29 August 2015
It is acknowledged that the recent high-intensity rainstorms have triggered slips within recently harvested areas of plantation forest. Newly planted trees and decaying logging slash have been deposited into streams and on to beaches on the East Coast, Wairoa and Northern Hawkes Bay.
At the same time, mature stands of pines did a really good job at holding other erosion-prone slopes intact while neighbouring farmland failed. It is also well documented that any erosion-prone slope in a plantation forest has a "window of vulnerability" following harvest but equally, for the rest of the 30-year cycle, it provides protection.
The recent slope failures have occurred both under Gisborne District Council's resource consenting process and the Hawke's Bay Regional Council's permitted activity control regime. Neither of these RMA regulatory regimes has proved effective in preventing post-harvest landsliding on some of New Zealand's most erodible land, says Trevor Helson, CEO of Eastland Wood Council in a column in the Gisborne Herald.

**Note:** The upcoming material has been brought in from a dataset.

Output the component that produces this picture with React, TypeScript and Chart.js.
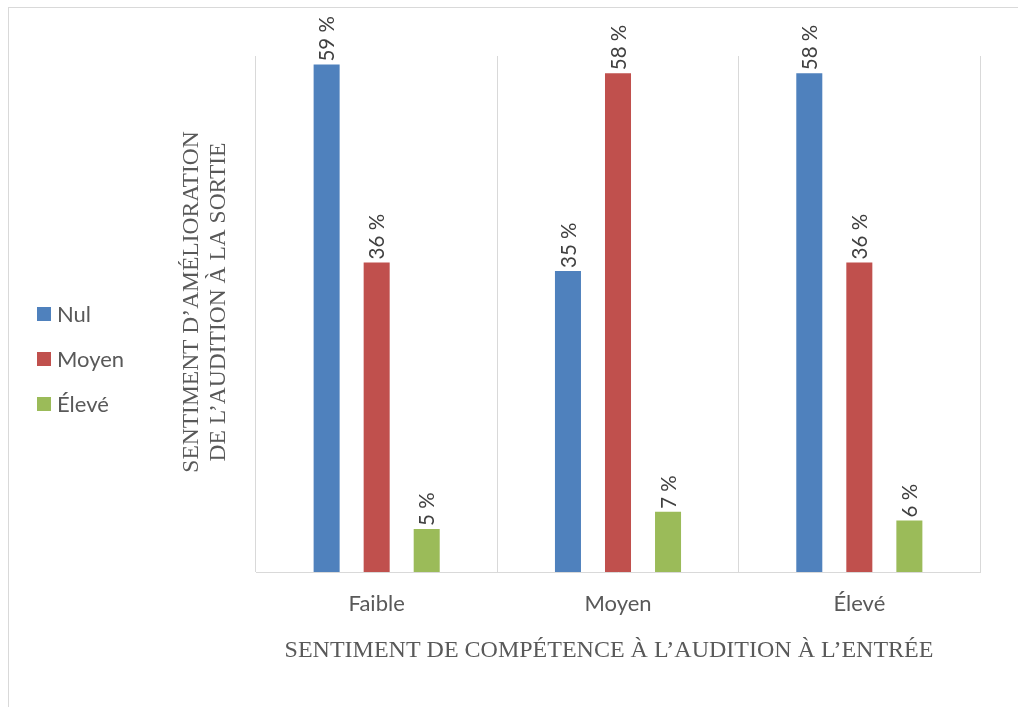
import React, { useEffect, useRef } from "react";
import { Chart, registerables } from "chart.js";

Chart.register(...registerables);

const categories = ["Faible", "Moyen", "Élevé"];
const seriesNames = ["Nul", "Moyen", "Élevé"];
const nulValues = [59, 35, 58];
const moyenValues = [36, 58, 36];
const eleveValues = [5, 7, 6];
const seriesColors = ["#4F81BD", "#C0504D", "#9BBB59"];
const yTitleLines = ["SENTIMENT D’AMÉLIORATION", "DE L’AUDITION À LA SORTIE"];
const xTitle = "SENTIMENT DE COMPÉTENCE À L’AUDITION À L’ENTRÉE";

const SANS = "Lato, 'Open Sans', sans-serif";
const SERIF = "'Liberation Serif', 'DejaVu Serif', serif";
const TEXT = "#595959";

const overlayPlugin = {
  id: "overlay",
  afterDatasetsDraw(chart: any) {
    const ctx = chart.ctx as CanvasRenderingContext2D;
    const area = chart.chartArea;
    // data labels
    chart.data.datasets.forEach((ds: any, di: number) => {
      const meta = chart.getDatasetMeta(di);
      meta.data.forEach((el: any, i: number) => {
        ctx.save();
        ctx.translate(el.x, el.y - 3);
        ctx.rotate(-Math.PI / 2);
        ctx.font = `20.5px ${SANS}`;
        ctx.fillStyle = "#404040";
        ctx.textAlign = "left";
        ctx.textBaseline = "middle";
        ctx.fillText(`${ds.data[i]} %`, 0, 1);
        ctx.restore();
      });
    });
    // legend
    chart.data.datasets.forEach((ds: any, di: number) => {
      const cy = 314 + di * 45;
      ctx.save();
      ctx.fillStyle = ds.backgroundColor;
      ctx.fillRect(37, cy - 7, 14, 14);
      ctx.font = `22px ${SANS}`;
      ctx.fillStyle = TEXT;
      ctx.textAlign = "left";
      ctx.textBaseline = "middle";
      ctx.fillText(ds.label, 57, cy + 1);
      ctx.restore();
    });
    // y title
    ctx.save();
    ctx.translate(area.left, 302);
    ctx.rotate(-Math.PI / 2);
    ctx.font = `23.5px ${SERIF}`;
    ctx.fillStyle = TEXT;
    ctx.textAlign = "center";
    ctx.textBaseline = "alphabetic";
    ctx.fillText(yTitleLines[0], 0, -58);
    ctx.fillText(yTitleLines[1], 0, -31);
    ctx.restore();
    // x title
    ctx.save();
    ctx.font = `24px ${SERIF}`;
    ctx.fillStyle = TEXT;
    ctx.textAlign = "center";
    ctx.textBaseline = "alphabetic";
    ctx.fillText(xTitle, 609, 657);
    ctx.restore();
  },
};

export default function App() {
  const ref = useRef<HTMLCanvasElement | null>(null);
  useEffect(() => {
    document.body.style.overflow = "hidden";
    const canvas = ref.current!;
    const chart = new Chart(canvas, {
      type: "bar",
      data: {
        labels: categories,
        datasets: [
          { label: seriesNames[0], data: nulValues, backgroundColor: seriesColors[0] },
          { label: seriesNames[1], data: moyenValues, backgroundColor: seriesColors[1] },
          { label: seriesNames[2], data: eleveValues, backgroundColor: seriesColors[2] },
        ],
      },
      options: {
        responsive: false,
        animation: false,
        devicePixelRatio: 1,
        layout: { padding: { left: 256, top: 56, right: 38, bottom: 35 } },
        datasets: { bar: { categoryPercentage: 0.622, barPercentage: 0.52 } },
        plugins: { legend: { display: false }, tooltip: { enabled: false }, title: { display: false } },
        scales: {
          x: {
            afterFit: (scale: any) => {
              scale.height = 100;
            },
            grid: { display: true, offset: true, color: "#D9D9D9", drawTicks: false, lineWidth: 1 },
            border: { display: true, color: "#D9D9D9" },
            ticks: { color: TEXT, font: { family: SANS, size: 22 }, padding: 19 },
          },
          y: {
            display: false,
            min: 0,
            max: 60,
          },
        },
      },
      plugins: [overlayPlugin],
    } as any);
    return () => chart.destroy();
  }, []);
  return (
    <>
      <div
        style={{
          position: "fixed",
          left: 8,
          top: 7,
          width: 1010,
          height: 700,
          borderTop: "1px solid #D9D9D9",
          borderLeft: "1px solid #D9D9D9",
        }}
      />
      <canvas
        ref={ref}
        width={1018}
        height={707}
        style={{ position: "fixed", left: 0, top: 0, width: 1018, height: 707 }}
      />
    </>
  );
}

In a geologically young country, slope failures are natural. Lake Waikaremoana was created by a large landslide that occurred within an undisturbed native forest, and today there are many logs in that lake bed. In more recent times the landslides that blocked the Manawatu and Waioeka Gorges occurred despite the mature native forest cover. The Matata flooding just a few years ago is another.
Eastland Wood Council members are struggling to understand the logic behind Gisborne District Council's opposition to the proposed RMA reform for four key reasons:
■ Very little will change in the regulation of forestry earthworks or harvesting in Gisborne if the proposed National Environmental Standard (NES) for Plantation Forestry is introduced. The NES directs that the council retain full control via its resource consenting process for the region's very highly erodible land.
■ For the first time ever anywhere in New Zealand, a land owner with highly erodible bare land will need to obtain a resource consent to plant a tree crop on that land. The NES gives councils new powers to ensure that a tree crop destined for clear fell harvest doesn't go on slopes where the risk of failure after harvest is judged unacceptably high. Eastland Wood Council members support having the right tree in the right place.
■ Gisborne District Council's chief soil conservator has been very involved in the design of the proposed NES for the past seven years and has been very effective in ensuring the NES accommodates the high-erosion landscape that characterises the Gisborne region.
■ GDC's chief soil conservator has also contributed to and has peer-reviewed the Erosion Susceptibility Classification mapping that underpins NES. This work, prepared by experts from Landcare Research — including Dr Mike Marden of Gisborne — classifies land on an erosion risk hierarchy that goes from green zones through yellow to orange to red zones, the latter being the worst of the worst erosion prone land; 500,000 hectares of New Zealand (not including DoC estate) is classified as red zone, of which 186,000ha is in the Gisborne region; 66,000ha of that is plantation forest while the rest is pastoral farmland or reverting to native.
Seven years working collaboratively with Fish & Game, Forest & Bird, DoC, three regional and district councils (including Gisborne) and the NZ Farm Forestry Association, with input from technical experts from Niwa, GNS, Landcare Research, Scion and NZIER have shaped the proposed NES for Plantation Forestry.
All those people have thrashed out this standard and all have had their opinions heard, discussed and resolved, so after seven years we now have an agreed document. Why then is there so much resistance to this initiative?